To prevent the spread of STIs, barrier methods of contraception should be used every time any kind of sexual activity occurs. Barrier methods, which include condoms and dental dams, are the only form of contraception that help to protect against STIs. Good hygiene also helps prevent the spread of STIs. Washing hands frequently (especially before and after touching the genitals of other people and after using the restroom), cleaning sex toys and putting condoms on them before each use, and washing clothing and other fomites regularly can greatly improve personal hygiene and dramatically decrease the chances of transmitting STIs or any other types of infections. Needles and other objects that come into contact with human blood should not be shared, as this is one of the most high-risk ways to contract an STI non-sexually. Sexually active individuals should get tested often and communicate with potential partners about their STI status. STIs do not always produce symptoms, so a person could spread an STI without even knowing that they have one.3 Once a person knows they have an STI, treatment should be sought out immediately. Many STIs can lead to dangerous complications if left untreated. The longer the infection is ignored, the more people could be at risk for contracting it. While being treated for an infection, it is crucial to take any medications exactly as instructed by a doctor or clinician. A patient should never stop taking medication before they are instructed to do so. This could cause the body to be resistant to medications and contribute to the development of antimicrobial-resistant infections

Concluding Remarks

In general, the transmission of sexually transmitted infections results when mucous membranes of one individual (such as those in the mouth, eyes, or genitals) come into contact with the semen, vaginal fluid, genitals, and sometimes blood, of an infected person. The spread of STIs is not typically facilitated by everyday objects, public places, or skin on other parts of the body that are not the mouth and genitals, except under some special circumstances. Although some non-sexual modes of STI transmission are possible, they are not common. Almost all STI transmission can be avoided by participating in hygienic activities as a part of healthy living. 
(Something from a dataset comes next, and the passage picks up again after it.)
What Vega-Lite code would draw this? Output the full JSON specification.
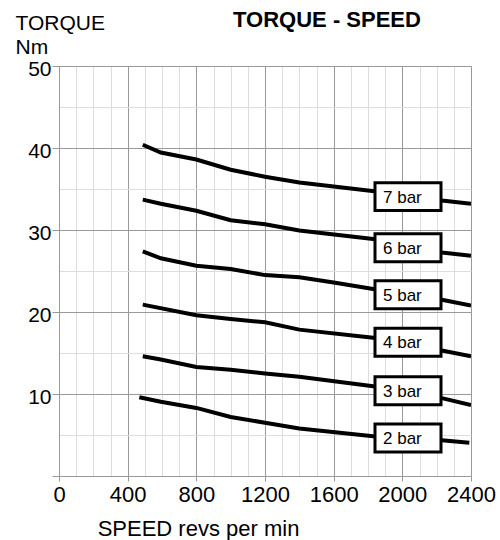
{
  "$schema": "https://vega.github.io/schema/vega-lite/v6.json",
  "width": 412,
  "height": 410,
  "autosize": {"type": "none"},
  "padding": {"left": 59, "top": 66, "right": 29, "bottom": 64},
  "background": "white",
  "config": {"view": {"stroke": null}, "font": "Liberation Sans"},
  "title": {"text": "TORQUE - SPEED", "fontSize": 22, "fontWeight": "bold", "font": "Liberation Sans", "anchor": "middle", "dx": 62, "offset": 0, "baseline": "alphabetic", "dy": 37, "color": "black"},
  "datasets": {
    "curves": [
      {"pressure": "7 bar", "speed": 488, "torque": 40.4},
      {"pressure": "7 bar", "speed": 593, "torque": 39.45},
      {"pressure": "7 bar", "speed": 800, "torque": 38.6},
      {"pressure": "7 bar", "speed": 1000, "torque": 37.35},
      {"pressure": "7 bar", "speed": 1200, "torque": 36.5},
      {"pressure": "7 bar", "speed": 1400, "torque": 35.8},
      {"pressure": "7 bar", "speed": 1850, "torque": 34.7},
      {"pressure": "7 bar", "speed": 2230, "torque": 33.6},
      {"pressure": "7 bar", "speed": 2400, "torque": 33.2},
      {"pressure": "6 bar", "speed": 488, "torque": 33.7},
      {"pressure": "6 bar", "speed": 593, "torque": 33.2},
      {"pressure": "6 bar", "speed": 800, "torque": 32.35},
      {"pressure": "6 bar", "speed": 1000, "torque": 31.2},
      {"pressure": "6 bar", "speed": 1200, "torque": 30.7},
      {"pressure": "6 bar", "speed": 1400, "torque": 29.95},
      {"pressure": "6 bar", "speed": 1830, "torque": 28.9},
      {"pressure": "6 bar", "speed": 2230, "torque": 27.25},
      {"pressure": "6 bar", "speed": 2400, "torque": 26.85},
      {"pressure": "5 bar", "speed": 488, "torque": 27.4},
      {"pressure": "5 bar", "speed": 593, "torque": 26.55},
      {"pressure": "5 bar", "speed": 800, "torque": 25.65},
      {"pressure": "5 bar", "speed": 1000, "torque": 25.25},
      {"pressure": "5 bar", "speed": 1200, "torque": 24.5},
      {"pressure": "5 bar", "speed": 1400, "torque": 24.25},
      {"pressure": "5 bar", "speed": 1600, "torque": 23.6},
      {"pressure": "5 bar", "speed": 1830, "torque": 22.8},
      {"pressure": "5 bar", "speed": 2230, "torque": 21.5},
      {"pressure": "5 bar", "speed": 2400, "torque": 20.8},
      {"pressure": "4 bar", "speed": 488, "torque": 20.9},
      {"pressure": "4 bar", "speed": 800, "torque": 19.6},
      {"pressure": "4 bar", "speed": 1000, "torque": 19.15},
      {"pressure": "4 bar", "speed": 1200, "torque": 18.75},
      {"pressure": "4 bar", "speed": 1400, "torque": 17.85},
      {"pressure": "4 bar", "speed": 1830, "torque": 16.85},
      {"pressure": "4 bar", "speed": 2230, "torque": 15.3},
      {"pressure": "4 bar", "speed": 2400, "torque": 14.6},
      {"pressure": "3 bar", "speed": 488, "torque": 14.6},
      {"pressure": "3 bar", "speed": 593, "torque": 14.2},
      {"pressure": "3 bar", "speed": 800, "torque": 13.3},
      {"pressure": "3 bar", "speed": 1000, "torque": 12.95},
      {"pressure": "3 bar", "speed": 1200, "torque": 12.5},
      {"pressure": "3 bar", "speed": 1400, "torque": 12.1},
      {"pressure": "3 bar", "speed": 1830, "torque": 10.95},
      {"pressure": "3 bar", "speed": 2230, "torque": 9.5},
      {"pressure": "3 bar", "speed": 2400, "torque": 8.65},
      {"pressure": "2 bar", "speed": 468, "torque": 9.6},
      {"pressure": "2 bar", "speed": 593, "torque": 9.05},
      {"pressure": "2 bar", "speed": 800, "torque": 8.3},
      {"pressure": "2 bar", "speed": 1000, "torque": 7.2},
      {"pressure": "2 bar", "speed": 1200, "torque": 6.5},
      {"pressure": "2 bar", "speed": 1400, "torque": 5.8},
      {"pressure": "2 bar", "speed": 1830, "torque": 4.85},
      {"pressure": "2 bar", "speed": 2230, "torque": 4.35},
      {"pressure": "2 bar", "speed": 2390, "torque": 4.05}
    ],
    "labels": [
      {"pressure": "7 bar", "speed": 2033, "torque": 34.07},
      {"pressure": "6 bar", "speed": 2033, "torque": 27.83},
      {"pressure": "5 bar", "speed": 2033, "torque": 22.1},
      {"pressure": "4 bar", "speed": 2033, "torque": 16.32},
      {"pressure": "3 bar", "speed": 2033, "torque": 10.41},
      {"pressure": "2 bar", "speed": 2033, "torque": 4.63}
    ]
  },
  "encoding": {
    "x": {
      "field": "speed", "type": "quantitative",
      "scale": {"domain": [0, 2400], "nice": false, "zero": true},
      "axis": {
        "values": [0,100,200,300,400,500,600,700,800,900,1000,1100,1200,1300,1400,1500,1600,1700,1800,1900,2000,2100,2200,2300,2400],
        "format": "d",
        "labelExpr": "datum.value % 400 === 0 ? datum.label : ''",
        "labelOverlap": false, "labelFlush": false,
        "labelFontSize": 22, "labelFont": "Liberation Sans", "labelColor": "black", "labelPadding": 3,
        "grid": true,
        "gridColor": {"condition": {"test": "datum.value % 400 === 0", "value": "#999999"}, "value": "#dddddd"},
        "gridWidth": 1,
        "tickColor": "#999999", "tickSize": 5,
        "tickOpacity": {"condition": {"test": "datum.value % 400 === 0", "value": 1}, "value": 0},
        "domainColor": "#999999", "domainWidth": 1,
        "title": "SPEED revs per min", "titleFontSize": 22, "titleFont": "Liberation Sans", "titleFontWeight": "normal", "titleColor": "black",
        "titleX": 139, "titleY": 59, "titleAlign": "center", "titleBaseline": "alphabetic", "titleAnchor": null
      }
    },
    "y": {
      "field": "torque", "type": "quantitative",
      "scale": {"domain": [0, 50], "nice": false, "zero": true},
      "axis": {
        "values": [0,5,10,15,20,25,30,35,40,45,50],
        "labelExpr": "datum.value % 10 === 0 && datum.value > 0 ? datum.label : ''",
        "labelOverlap": false, "labelFlush": false,
        "labelFontSize": 21, "labelFont": "Liberation Sans", "labelColor": "black", "labelPadding": 1,
        "labelBaseline": "middle", "labelOffset": 3,
        "grid": true,
        "gridColor": {"condition": {"test": "datum.value % 10 === 0", "value": "#999999"}, "value": "#dddddd"},
        "gridWidth": 1,
        "tickColor": "#999999", "tickSize": 7,
        "tickOpacity": {"condition": {"test": "datum.value % 10 === 0", "value": 1}, "value": 0},
        "domainColor": "#999999", "domainWidth": 1,
        "title": ["TORQUE", "Nm"], "titleAngle": 0, "titleAlign": "left", "titleBaseline": "alphabetic",
        "titleX": -44, "titleY": -37, "titleFontSize": 21, "titleLineHeight": 24, "titleFont": "Liberation Sans",
        "titleFontWeight": "normal", "titleColor": "black", "titleAnchor": null
      }
    }
  },
  "layer": [
    {
      "data": {"name": "curves"},
      "mark": {"type": "line", "color": "black", "strokeWidth": 4, "clip": true},
      "encoding": {"detail": {"field": "pressure"}, "order": {"field": "speed"}}
    },
    {
      "data": {"name": "labels"},
      "mark": {"type": "point", "shape": "M-1,-0.424H1V0.424H-1Z", "size": 4356, "filled": true, "fill": "white", "stroke": "black", "strokeWidth": 3, "opacity": 1, "fillOpacity": 1, "strokeOpacity": 1}
    },
    {
      "data": {"name": "labels"},
      "mark": {"type": "text", "align": "left", "baseline": "middle", "dx": -25, "dy": 1, "fontSize": 17, "font": "Liberation Sans", "color": "black"},
      "encoding": {"text": {"field": "pressure"}}
    }
  ]
}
  1. Cazacu, E.C.C., (2012). Sex toys. Mental Health Practitioner’s Guide to HIV/AIDS (pp. 365-367).
  2. (2019, April 1). Douching. OASH.
  3. Petca, A., & Borislavschi, A., & Zvanca, M.E., & Petca, R.C., & Sandru, F., Dumitrascu, M.C. (2020). Non-sexual HPV transmission and role of vaccination for a better future. Spandidos Publications.
  4. Queirós, C., & Costa, J.B. (2019). Oral transmission of sexually transmissible infections. Acta Médica Portuguesa.
  5. (2019, June 11). Sexually transmitted infections. OASH.
  6. (2019, April 1). Sexually transmitted infections, pregnancy, and breastfeeding. OASH.

Yadav, V., & Rajput M., Diwaker, R.P., & Kumar, R. (2020). An overview of transmission of diseases in special reference to COVID-19 and potential targets to control this pandemic. HSOA.